Small towns with little government oversight often thrive because people can act quickly. Compare that to major cities where permits take months and costs balloon. The system isn’t designed to help you succeed. It’s designed to keep you in line.

The Myth of Public Projects

Governments love taking credit for big projects—roads, bridges, airports. But who actually builds them? Private companies. And who pays for them? You do, through taxes. The government doesn’t create anything. It just decides where your money goes.

Ever notice how public projects always go over budget and take twice as long? That’s not an accident. When there’s no competition, there’s no reason to be efficient. The longer it takes, the more jobs they can justify. The more it costs, the more they can tax.

Control Through Dependency

The more a government provides, the more power it has over you. Free healthcare? Free education? Sounds great—until you realize nothing is free. You pay with your taxes, your compliance, and your freedom.

Look at countries with massive welfare systems. Do they produce more innovators, more entrepreneurs? Or do they create populations that rely on the state for everything? Dependence is the goal. If you need the government to live, you’ll never challenge it.

The Slow Strangle of Regulation

Every new law, every new rule, is another brick in the wall. At first, regulations seem harmless—safety standards, environmental protections. But over time, they pile up. Small businesses can’t keep up. Only the biggest corporations survive, and they’re often in bed with the regulators.

The result? Less competition, higher prices, and fewer choices for you. The government doesn’t protect you from big business—it helps big business control the market.

The Fear Factor

Why does government grow? Because fear sells. A crisis happens—real or exaggerated—and suddenly, new laws are “necessary” to keep you safe. More surveillance, more restrictions, less privacy. Each time, they promise it’s temporary. But power never shrinks on its own.
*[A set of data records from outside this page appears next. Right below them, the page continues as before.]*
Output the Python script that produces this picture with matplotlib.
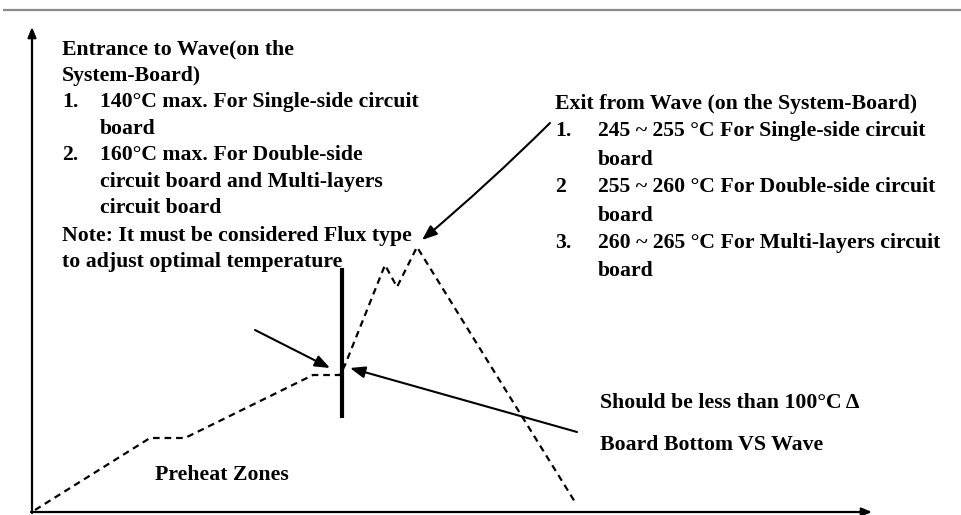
import matplotlib.pyplot as plt

plt.rcParams['font.family'] = ['Liberation Serif', 'DejaVu Serif']

# wave soldering profile (arbitrary time / temperature units, origin at axes corner)
profile_time = [3, 118, 153, 281, 308, 313, 353, 365, 385, 543]
profile_temp = [2, 74, 74, 137, 137, 147, 247, 225, 265, 10]

# solid marker bar at the entrance to the wave
bar_time = 310
bar_temp = (94, 244)

entrance_lines = [
    ("", "Entrance to Wave(on the"),
    ("", "System-Board)"),
    ("1.", "140\u00b0C max. For Single-side circuit"),
    ("", "board"),
    ("2.", "160\u00b0C max. For Double-side"),
    ("", "circuit board and Multi-layers"),
    ("", "circuit board"),
]
note_lines = ["Note: It must be considered Flux type", "to adjust optimal temperature"]
exit_lines = [
    ("", "Exit from Wave (on the System-Board)"),
    ("1.", "245 ~ 255 \u00b0C For Single-side circuit"),
    ("", "board"),
    ("2", "255 ~ 260 \u00b0C For Double-side circuit"),
    ("", "board"),
    ("3.", "260 ~ 265 \u00b0C For Multi-layers circuit"),
    ("", "board"),
]

fig = plt.figure(figsize=(9.62, 5.15), dpi=100)
ax = fig.add_axes([0, 0, 1, 1])
ax.set_xlim(-32, 930)
ax.set_ylim(-3, 512)
ax.axis('off')

# top rule
ax.plot([-29, 930], [502, 502], color='#8a8a8a', lw=1.6, solid_capstyle='butt')

# axes arrows
arrow_kw = dict(arrowstyle='-|>,head_length=0.6,head_width=0.25', color='black', lw=1.6,
                shrinkA=0, shrinkB=0)
ax.annotate('', xy=(0, 485), xytext=(0, -1), arrowprops=arrow_kw)
ax.annotate('', xy=(840, 0), xytext=(-1, 0), arrowprops=arrow_kw)

# profile
ax.plot(profile_time, profile_temp, color='black', lw=1.6, ls=(0, (3, 2.2)))
ax.plot([bar_time, bar_time], bar_temp, color='black', lw=3, solid_capstyle='butt')

# pointer arrows
ptr_kw = dict(arrowstyle='-|>,head_length=0.9,head_width=0.35', color='black', lw=1.5,
              shrinkA=0, shrinkB=0)
ax.annotate('', xy=(298, 144), xytext=(223, 182), arrowprops=ptr_kw)
ax.annotate('', xy=(318, 144), xytext=(545, 80), arrowprops=ptr_kw)
ax.annotate('', xy=(390, 272), xytext=(518, 389),
            arrowprops=dict(ptr_kw, connectionstyle='arc3,rad=-0.02'))

fs = 15.7
fw = 'bold'
# entrance block
y = 463
for num, txt in entrance_lines:
    if num:
        ax.text(30, y, num, fontsize=fs, fontweight=fw, va='center')
        ax.text(68, y, txt, fontsize=fs, fontweight=fw, va='center')
    elif txt.startswith(('Entrance', 'System')):
        ax.text(30, y, txt, fontsize=fs, fontweight=fw, va='center')
    else:
        ax.text(68, y, txt, fontsize=fs, fontweight=fw, va='center')
    y -= 26.5
ax.text(30, 276, note_lines[0], fontsize=fs, fontweight=fw, va='center')
ax.text(30, 250, note_lines[1], fontsize=fs, fontweight=fw, va='center')

# exit block
exit_y = [408, 381, 352, 325, 296, 269, 241]
for (num, txt), yy in zip(exit_lines, exit_y):
    if num:
        ax.text(523, yy, num, fontsize=fs, fontweight=fw, va='center')
        ax.text(566, yy, txt, fontsize=fs, fontweight=fw, va='center')
    elif txt.startswith('Exit'):
        ax.text(523, yy, txt, fontsize=fs, fontweight=fw, va='center')
    else:
        ax.text(566, yy, txt, fontsize=fs, fontweight=fw, va='center')

ax.text(568, 109, "Should be less than 100\u00b0C \u0394", fontsize=fs, fontweight=fw, va='center')
ax.text(568, 67, "Board Bottom VS Wave", fontsize=fs, fontweight=fw, va='center')
ax.text(123, 37, "Preheat Zones", fontsize=fs, fontweight=fw, va='center')

fig.savefig('out.png', dpi=100)
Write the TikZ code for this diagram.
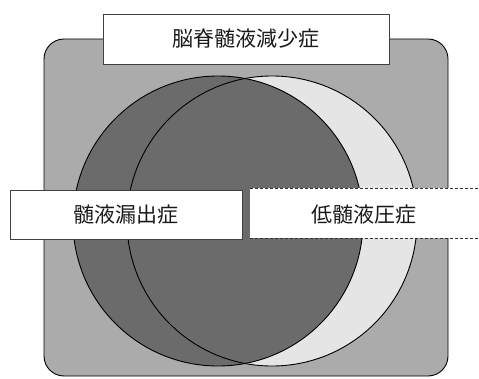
\documentclass[tikz,border=0pt]{standalone}
\usepackage{fontspec}
\newfontfamily\jpfont{Noto Sans CJK JP}
\begin{document}
\begin{tikzpicture}[x=1pt,y=-1pt,
  bgfill/.style={fill=black!33},
  darkfill/.style={fill=black!58},
  lightfill/.style={fill=black!10},
  outline/.style={draw=black,line width=0.9pt},
  labelbox/.style={fill=white,draw=black!75,line width=0.7pt},
  labeltext/.style={font=\jpfont\fontsize{21}{21}\selectfont,text=black!90}]
\useasboundingbox (0,0) rectangle (479,379);
% background panel
\path[bgfill,draw=black,line width=0.9pt,rounded corners=20pt] (44,39) rectangle (448,376);
% circles
\coordinate (ca) at (218,221);
\coordinate (cb) at (272,221);
\path[lightfill] (cb) circle[radius=145];
\path[darkfill] (ca) circle[radius=145];
\draw[outline] (cb) circle[radius=145];
\draw[outline] (ca) circle[radius=145];
% top label
\node[labelbox,minimum width=286pt,minimum height=50pt,inner sep=0pt] (top) at (246,39) {};
\node[labeltext] (toptext) at (top.center) {脳脊髄液減少症};
% left label
\node[labelbox,minimum width=232pt,minimum height=49pt,inner sep=0pt] (left) at (126,214.5) {};
\node[labeltext] (lefttext) at (left.center) {髄液漏出症};
% right label (open to the right)
\path[fill=white] (250,188.5) rectangle (485,238.5);
\coordinate (rtl) at (250,188.5);
\coordinate (rtr) at (485,188.5);
\coordinate (rbl) at (250,238.5);
\coordinate (rbr) at (485,238.5);
\draw[black!80,line width=0.7pt,dash pattern=on 3pt off 2pt] (rtl) -- (rtr);
\draw[black!80,line width=0.7pt,dash pattern=on 3pt off 2pt] (rbl) -- (rbr);
\node[labeltext] (righttext) at (364,214.5) {低髄液圧症};
\end{tikzpicture}
\end{document}
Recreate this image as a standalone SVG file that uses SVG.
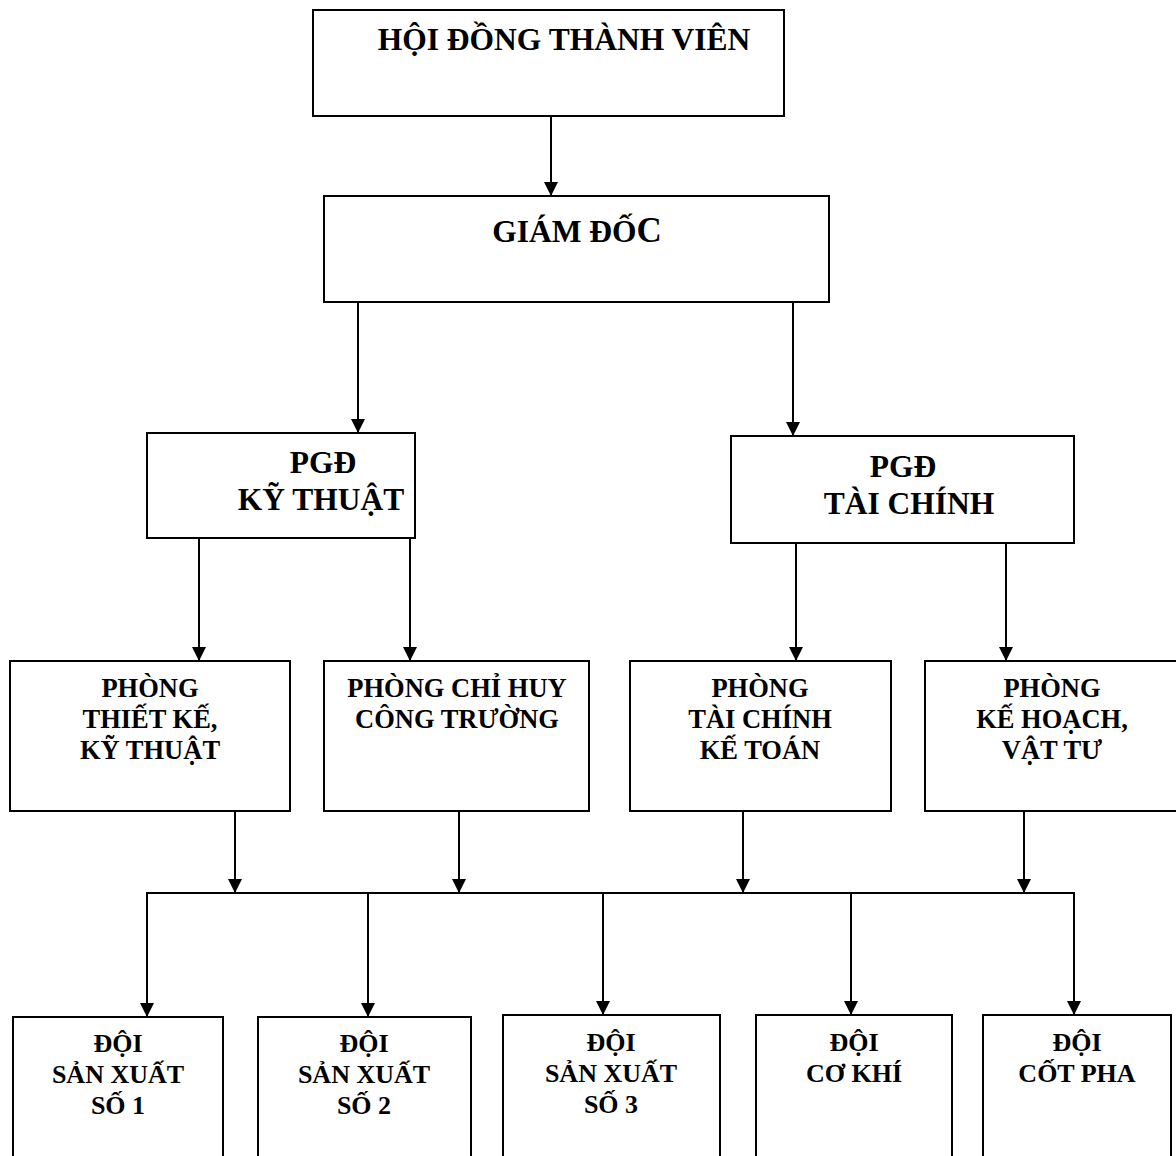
<svg xmlns="http://www.w3.org/2000/svg" width="1176" height="1156" viewBox="0 0 1176 1156">
  <style>
    .box { fill: #ffffff; stroke: #000000; stroke-width: 2; }
    .lbl { font-family: "Liberation Serif", "Times New Roman", serif; font-weight: bold; fill: #000000; text-anchor: middle; }
    .big { font-size: 31.5px; }
    .mid { font-size: 26.5px; }
    .sm { font-size: 26px; }
    .wire { fill: none; stroke: #000000; stroke-width: 2; }
    .arrow { fill: none; stroke: #000000; stroke-width: 2; marker-end: url(#head); }
  </style>
  <defs>
    <marker id="head" markerUnits="userSpaceOnUse" markerWidth="14" markerHeight="14" refX="14" refY="7" orient="auto">
      <path d="M0,0 L14,7 L0,14 z" fill="#000000"/>
    </marker>
  </defs>
  <rect width="1176" height="1156" fill="#ffffff"/>

  <!-- connectors -->
  <g id="connectors">
    <line class="arrow" x1="551" y1="116" x2="551" y2="196"/>
    <line class="arrow" x1="358" y1="302" x2="358" y2="433"/>
    <line class="arrow" x1="793" y1="302" x2="793" y2="436"/>
    <line class="arrow" x1="199" y1="538" x2="199" y2="661"/>
    <line class="arrow" x1="410" y1="538" x2="410" y2="661"/>
    <line class="arrow" x1="796" y1="543" x2="796" y2="661"/>
    <line class="arrow" x1="1006" y1="543" x2="1006" y2="661"/>
    <line class="arrow" x1="235" y1="811" x2="235" y2="893"/>
    <line class="arrow" x1="459" y1="811" x2="459" y2="893"/>
    <line class="arrow" x1="743" y1="811" x2="743" y2="893"/>
    <line class="arrow" x1="1024" y1="811" x2="1024" y2="893"/>
    <line class="wire" x1="146" y1="893" x2="1075" y2="893"/>
    <line class="arrow" x1="147" y1="893" x2="147" y2="1017"/>
    <line class="arrow" x1="368" y1="893" x2="368" y2="1017"/>
    <line class="arrow" x1="603" y1="893" x2="603" y2="1015"/>
    <line class="arrow" x1="851" y1="893" x2="851" y2="1015"/>
    <line class="arrow" x1="1074" y1="893" x2="1074" y2="1015"/>
  </g>

  <g id="hoi-dong">
    <rect class="box" x="313" y="10" width="471" height="106"/>
    <text class="lbl big" x="564" y="50">HỘI ĐỒNG THÀNH VIÊN</text>
  </g>

  <g id="giam-doc">
    <rect class="box" x="324" y="196" width="505" height="106"/>
    <text class="lbl big" x="577" y="242">GIÁM ĐỐ<tspan font-size="35">C</tspan></text>
  </g>

  <g id="pgd-ky-thuat">
    <rect class="box" x="147" y="433" width="268" height="105"/>
    <text class="lbl big" x="323" y="473">PGĐ</text>
    <text class="lbl big" x="321" y="510">KỸ THUẬT</text>
  </g>

  <g id="pgd-tai-chinh">
    <rect class="box" x="731" y="436" width="343" height="107"/>
    <text class="lbl big" x="903" y="477">PGĐ</text>
    <text class="lbl big" x="909" y="514">TÀI CHÍNH</text>
  </g>

  <g id="phong-thiet-ke">
    <rect class="box" x="10" y="661" width="280" height="150"/>
    <text class="lbl mid" x="150" y="697">PHÒNG</text>
    <text class="lbl mid" x="150" y="728">THIẾT KẾ,</text>
    <text class="lbl mid" x="150" y="759">KỸ THUẬT</text>
  </g>

  <g id="phong-chi-huy">
    <rect class="box" x="324" y="661" width="265" height="150"/>
    <text class="lbl mid" x="457" y="697">PHÒNG CHỈ HUY</text>
    <text class="lbl mid" x="457" y="728">CÔNG TRƯỜNG</text>
  </g>

  <g id="phong-tai-chinh">
    <rect class="box" x="630" y="661" width="261" height="150"/>
    <text class="lbl mid" x="760" y="697">PHÒNG</text>
    <text class="lbl mid" x="760" y="728">TÀI CHÍNH</text>
    <text class="lbl mid" x="760" y="759">KẾ TOÁN</text>
  </g>

  <g id="phong-ke-hoach">
    <rect class="box" x="925" y="661" width="254" height="150"/>
    <text class="lbl mid" x="1052" y="697">PHÒNG</text>
    <text class="lbl mid" x="1052" y="728">KẾ HOẠCH,</text>
    <text class="lbl mid" x="1052" y="759">VẬT TƯ</text>
  </g>

  <g id="doi-sx-1">
    <rect class="box" x="13" y="1017" width="210" height="160"/>
    <text class="lbl sm" x="118" y="1052">ĐỘI</text>
    <text class="lbl sm" x="118" y="1083">SẢN XUẤT</text>
    <text class="lbl sm" x="118" y="1114">SỐ 1</text>
  </g>

  <g id="doi-sx-2">
    <rect class="box" x="258" y="1017" width="213" height="160"/>
    <text class="lbl sm" x="364" y="1052">ĐỘI</text>
    <text class="lbl sm" x="364" y="1083">SẢN XUẤT</text>
    <text class="lbl sm" x="364" y="1114">SỐ 2</text>
  </g>

  <g id="doi-sx-3">
    <rect class="box" x="503" y="1015" width="217" height="160"/>
    <text class="lbl sm" x="611" y="1051">ĐỘI</text>
    <text class="lbl sm" x="611" y="1082">SẢN XUẤT</text>
    <text class="lbl sm" x="611" y="1113">SỐ 3</text>
  </g>

  <g id="doi-co-khi">
    <rect class="box" x="756" y="1015" width="196" height="160"/>
    <text class="lbl sm" x="854" y="1051">ĐỘI</text>
    <text class="lbl sm" x="854" y="1082">CƠ KHÍ</text>
  </g>

  <g id="doi-cot-pha">
    <rect class="box" x="983" y="1015" width="188" height="160"/>
    <text class="lbl sm" x="1077" y="1051">ĐỘI</text>
    <text class="lbl sm" x="1077" y="1082">CỐT PHA</text>
  </g>
</svg>
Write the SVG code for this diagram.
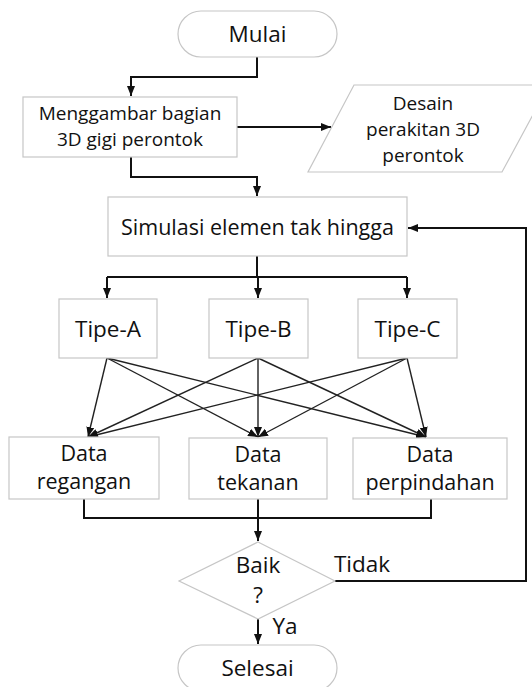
<svg xmlns="http://www.w3.org/2000/svg" width="532" height="687" viewBox="0 0 532 687">
<style>
.box{fill:#fff;stroke:#c6c6c6;stroke-width:1.2}
.t{font-family:"Open Sans","Liberation Sans",sans-serif;font-size:21.5px;fill:#111;text-anchor:middle}
.s{font-size:19px}
.b{font-size:22.5px}
.ln{fill:none;stroke:#111;stroke-width:2}
.x{fill:none;stroke:#222;stroke-width:1.4}
</style>
<defs>
<marker id="ah" markerUnits="userSpaceOnUse" markerWidth="10" markerHeight="8" refX="10" refY="4" orient="auto">
<path d="M0,0 L10,4 L0,8 z" fill="#111"/>
</marker>
</defs>
<rect width="532" height="687" fill="#fff"/>
<g id="connectors">
<path class="ln" d="M257,57 V77 H131 V96" marker-end="url(#ah)"/>
<path class="ln" d="M237,127 H331" marker-end="url(#ah)"/>
<path class="ln" d="M131,157 V177 H257 V196" marker-end="url(#ah)"/>
<path class="ln" d="M257,256 V277"/>
<path class="ln" d="M107,277 H407"/>
<path class="ln" d="M107,277 V298" marker-end="url(#ah)"/>
<path class="ln" d="M258,277 V298" marker-end="url(#ah)"/>
<path class="ln" d="M407,277 V298" marker-end="url(#ah)"/>
<path class="x" d="M107,358 L88,437" marker-end="url(#ah)"/>
<path class="x" d="M107,358 L258,437" marker-end="url(#ah)"/>
<path class="x" d="M107,358 L426,437" marker-end="url(#ah)"/>
<path class="x" d="M258,358 L88,437" marker-end="url(#ah)"/>
<path class="x" d="M258,358 L258,437" marker-end="url(#ah)"/>
<path class="x" d="M258,358 L426,437" marker-end="url(#ah)"/>
<path class="x" d="M407,358 L88,437" marker-end="url(#ah)"/>
<path class="x" d="M407,358 L258,437" marker-end="url(#ah)"/>
<path class="x" d="M407,358 L426,437" marker-end="url(#ah)"/>
<path class="ln" d="M84,499 V518 H431 V499"/>
<path class="ln" d="M258,499 V541" marker-end="url(#ah)"/>
<path class="ln" d="M335,581 H526 V228 H408" marker-end="url(#ah)"/>
<path class="ln" d="M258,619 V644" marker-end="url(#ah)"/>
<text class="t b" x="362" y="572">Tidak</text>
<text class="t b" x="285" y="634">Ya</text>
</g>
<g id="mulai">
<rect class="box" x="178" y="11" width="159" height="46" rx="23"/>
<text class="t b" x="257.5" y="42">Mulai</text>
</g>
<g id="menggambar">
<rect class="box" x="23" y="97" width="214" height="60"/>
<text class="t s" x="130" y="120">Menggambar bagian</text>
<text class="t s" x="130" y="146">3D gigi perontok</text>
</g>
<g id="desain">
<polygon class="box" points="354,85 549,85 502,172 308,172"/>
<text class="t s" x="423" y="110">Desain</text>
<text class="t s" x="423" y="136">perakitan 3D</text>
<text class="t s" x="423" y="162">perontok</text>
</g>
<g id="simulasi">
<rect class="box" x="108" y="197" width="299" height="59"/>
<text class="t" x="257.5" y="234.5">Simulasi elemen tak hingga</text>
</g>
<g id="tipe-a">
<rect class="box" x="59" y="299" width="98" height="59"/>
<text class="t b" x="108" y="336.5">Tipe-A</text>
</g>
<g id="tipe-b">
<rect class="box" x="209" y="299" width="99" height="59"/>
<text class="t b" x="258.5" y="336.5">Tipe-B</text>
</g>
<g id="tipe-c">
<rect class="box" x="358" y="299" width="99" height="59"/>
<text class="t b" x="407.5" y="336.5">Tipe-C</text>
</g>
<g id="data-regangan">
<rect class="box" x="9" y="437" width="150" height="62"/>
<text class="t" x="84" y="461">Data</text>
<text class="t" x="84" y="489">regangan</text>
</g>
<g id="data-tekanan">
<rect class="box" x="189" y="438" width="138" height="61"/>
<text class="t" x="258" y="462">Data</text>
<text class="t" x="258" y="490">tekanan</text>
</g>
<g id="data-perpindahan">
<rect class="box" x="353" y="438" width="154" height="61"/>
<text class="t" x="430" y="462">Data</text>
<text class="t" x="430" y="490">perpindahan</text>
</g>
<g id="baik">
<polygon class="box" points="258,542 335,581 258,619 179,581"/>
<text class="t b" x="258" y="573">Baik</text>
<text class="t b" x="258" y="603">?</text>
</g>
<g id="selesai">
<rect class="box" x="178" y="645" width="159" height="46" rx="23"/>
<text class="t b" x="257.5" y="676">Selesai</text>
</g>
</svg>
After every major event, freedoms are lost. And they rarely come back.

The Alternative: Decentralization

Real progress happens when people are free to experiment, to fail, to try again. Look at the most successful companies in the world. They started in garages, dorm rooms, small offices—not government labs.

The less control the government has, the more room there is for actual builders. Local solutions beat top-down mandates every time. Communities that govern themselves adapt faster, solve problems better, and live freer.

The Bottom Line

Big government doesn’t build. It doesn’t innovate. It controls. The more power it has, the less you do. If you want real progress, look outside the system. Support the creators, the rebels, the ones who don’t wait for permission.

Because in the end, the future isn’t built by committees. It’s built by people who refuse to be managed.